I shared my idea with Ryan and he liked it. I contacted the local school guidance counselor and told her my idea and was given the okay to purchase whistles for each child in his class. I then made a video in which I explained the purpose of the whistle. I submitted it to my son’s teacher for her to show to the class.

My kids helped me fold, staple, and bag up all the information, and the whistles. I took empty cereal boxes and used them as display boxes for stores in our community to sit on their counters. I asked for .25 cents for each whistle purchased. I also asked that on December 20th at 7pm, people would go outside and blow the whistle to be the voice of someone who was afraid to talk. My son really liked the idea that others were buying whistles to blow on his birthday. The case of whistles I purchased contained 144 whistles. We had figured if we sold all the whistles we would raise $36.00 for “Rid the Silence” of selective mutism. It was not much, but what we have accomplished in the process was amazing. We have managed to spread information about selective mutism, made many people aware of Ryan’s disorder, and helped others just like Ryan. We not only sold 144 whistles, but raised $85.00!

Ryan looks at himself differently now. The sale of the whistles has make him realize he is not alone. He is not the only one who is afraid to talk. He is not as different as he thought. I have noticed a difference in him when we are in public. He seems a little more relaxed knowing others understand they shouldn’t try to get him to talk. The best thing for me was having my son come home on the day I sent cupcakes into school for his birthday, and his telling me that he had a GREAT DAY, because no one sang “Happy Birthday” to him!
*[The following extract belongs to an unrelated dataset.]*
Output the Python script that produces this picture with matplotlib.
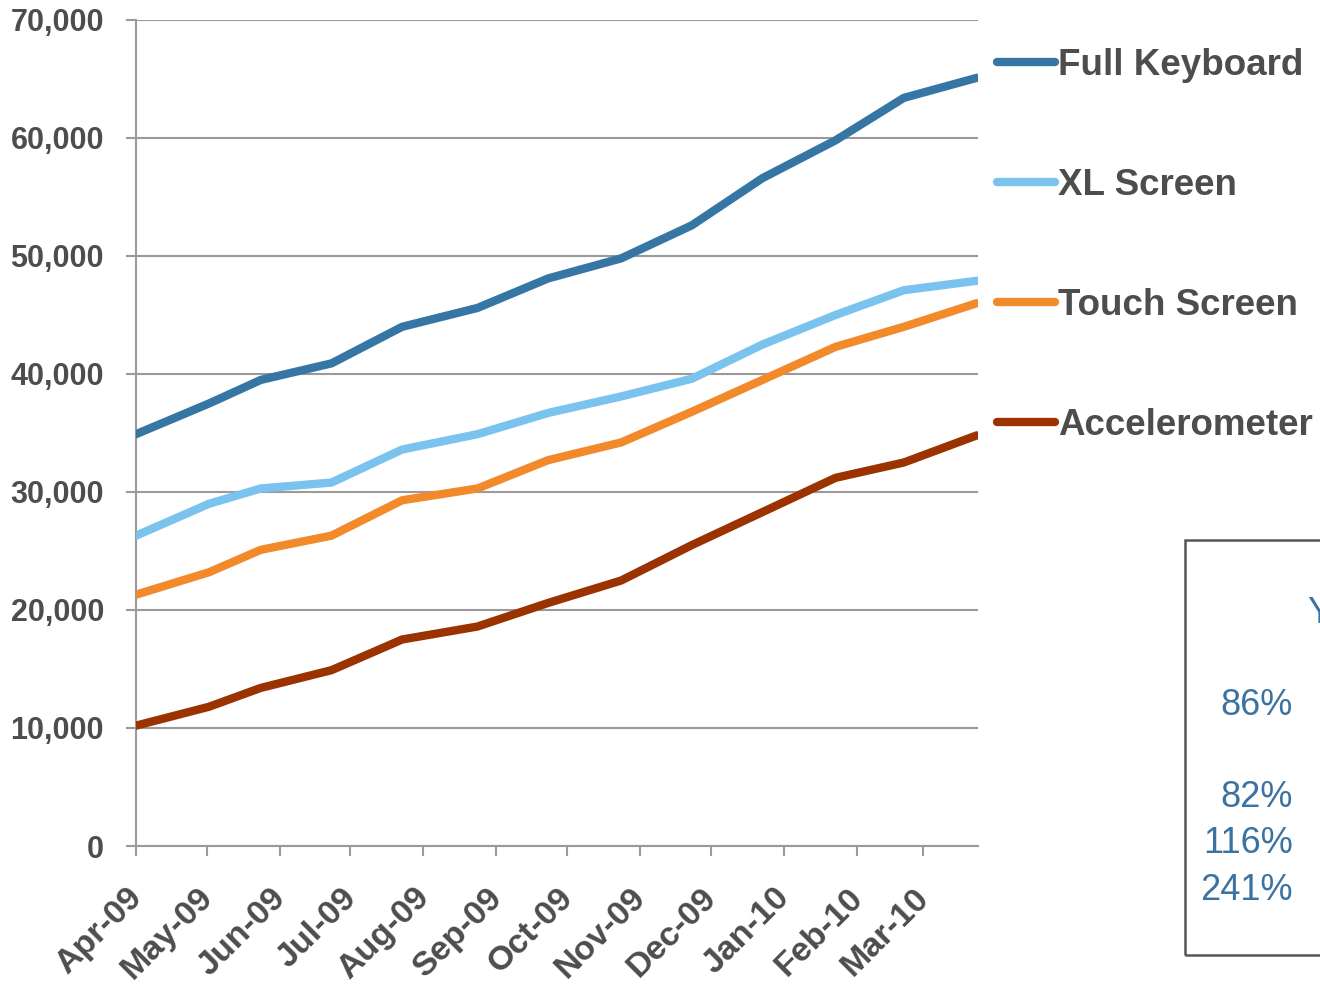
import numpy as np
import pandas as pd
import matplotlib
matplotlib.use("Agg")
from matplotlib import pyplot as plt
import matplotlib.dates as mdates
from matplotlib.lines import Line2D
from matplotlib.patches import Rectangle
from matplotlib.ticker import FuncFormatter
from matplotlib.transforms import ScaledTranslation

plt.rcParams['font.family'] = ['Liberation Sans', 'DejaVu Sans']

dates = pd.to_datetime(["2009-04-01", "2009-05-02", "2009-05-24", "2009-06-23",
                        "2009-07-23", "2009-08-24", "2009-09-23", "2009-10-24",
                        "2009-11-23", "2009-12-23", "2010-01-23", "2010-02-21",
                        "2010-03-24"])

full_keyboard = [34900, 37500, 39500, 40900, 44000, 45600, 48100, 49800,
                 52600, 56600, 59800, 63400, 65100]
xl_screen = [26300, 29000, 30300, 30800, 33600, 34900, 36700, 38100,
             39600, 42500, 45000, 47100, 47900]
touch_screen = [21300, 23200, 25100, 26300, 29300, 30300, 32700, 34200,
                36800, 39500, 42300, 44000, 46000]
accelerometer = [10200, 11800, 13400, 14900, 17500, 18600, 20600, 22500,
                 25500, 28300, 31200, 32500, 34800]

series_names = ["Full Keyboard", "XL Screen", "Touch Screen", "Accelerometer"]
series_values = [full_keyboard, xl_screen, touch_screen, accelerometer]
series_colors = ["#3676a5", "#79c3ee", "#f2892b", "#9b3300"]

growth_labels = ["86%", "82%", "116%", "241%"]

text_grey = "#4d4d4d"
axis_grey = "#9a9a9a"

W, H = 1320, 991
fig = plt.figure(figsize=(W / 100, H / 100), dpi=100)
ax = fig.add_axes([136 / W, 1 - 846 / H, (978 - 136) / W, (846 - 20) / H])

for name, vals, col in zip(series_names, series_values, series_colors):
    ax.plot(dates, vals, color=col, lw=6, solid_capstyle='round',
            solid_joinstyle='round', label=name, zorder=3)

ax.set_ylim(0, 70000)
ax.set_yticks(np.arange(0, 70001, 10000))
ax.yaxis.set_major_formatter(FuncFormatter(lambda v, p: "{:,.0f}".format(v)))
ax.set_xlim(pd.Timestamp("2009-04-01"), pd.Timestamp("2010-03-24 12:00"))
ax.xaxis.set_major_locator(mdates.MonthLocator())
ax.xaxis.set_major_formatter(mdates.DateFormatter("%b-%y"))

ax.grid(axis='y', color=axis_grey, lw=1.5)
ax.set_axisbelow(True)
for s in ['top', 'right']:
    ax.spines[s].set_visible(False)
for s in ['left', 'bottom']:
    ax.spines[s].set_color(axis_grey)
    ax.spines[s].set_linewidth(1.5)

ax.tick_params(axis='y', length=7, width=1.5, color=axis_grey, pad=16,
               labelsize=22, labelcolor=text_grey)
ax.tick_params(axis='x', length=7, width=1.5, color=axis_grey, pad=19,
               labelsize=24.5, labelcolor=text_grey)
for lab in ax.get_yticklabels():
    lab.set_fontweight('bold')
shift = ScaledTranslation(-7 / 72, 0, fig.dpi_scale_trans)
for lab in ax.get_xticklabels():
    lab.set_fontweight('bold')
    lab.set_rotation(45)
    lab.set_ha('right')
    lab.set_rotation_mode('anchor')
    lab.set_transform(lab.get_transform() + shift)

# legend drawn at the right of the plot
legend_y = [62, 182, 302, 422]
for name, col, y in zip(series_names, series_colors, legend_y):
    fig.add_artist(Line2D([997 / W, 1055 / W], [1 - y / H, 1 - y / H],
                          color=col, lw=6, solid_capstyle='round'))
    fig.text(1058 / W, 1 - (y + 13) / H, name, fontsize=26.5, fontweight='bold',
             color=text_grey, va='baseline', ha='left')

# growth box, cut by the right edge
fig.add_artist(Rectangle((1185 / W, 1 - 955 / H), 200 / W, 415 / H,
                         fill=False, edgecolor="#555555", lw=1.8))
fig.text(1308 / W, 1 - 623 / H, "YoY Growth", fontsize=26, color="#3a72a2",
         va='baseline', ha='left')
growth_y = [715, 807, 853, 900]
for lab, y in zip(growth_labels, growth_y):
    fig.text(1293 / W, 1 - y / H, lab, fontsize=26, color="#3a72a2",
             va='baseline', ha='right')

fig.savefig("out.png", dpi=100)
The outcome of the whistle sale was a learning experience for him, and a rewarding one for me! It was truly a simple way to make others aware of selective mutism and to also raise funds for “Rid the Silence” in the process. My kids enjoyed helping put the whistle information together, and knowing they were doing something important. Anyone can do this, and you can coordinate the project with your own child’s birthday. I look forward to doing it again with my son this coming December. The greatest tip I can give any parent who has a child with selective mutism is to not give up! They really do need us to be their voice. Don’t be afraid to go the extra mile. It truly is worth every step!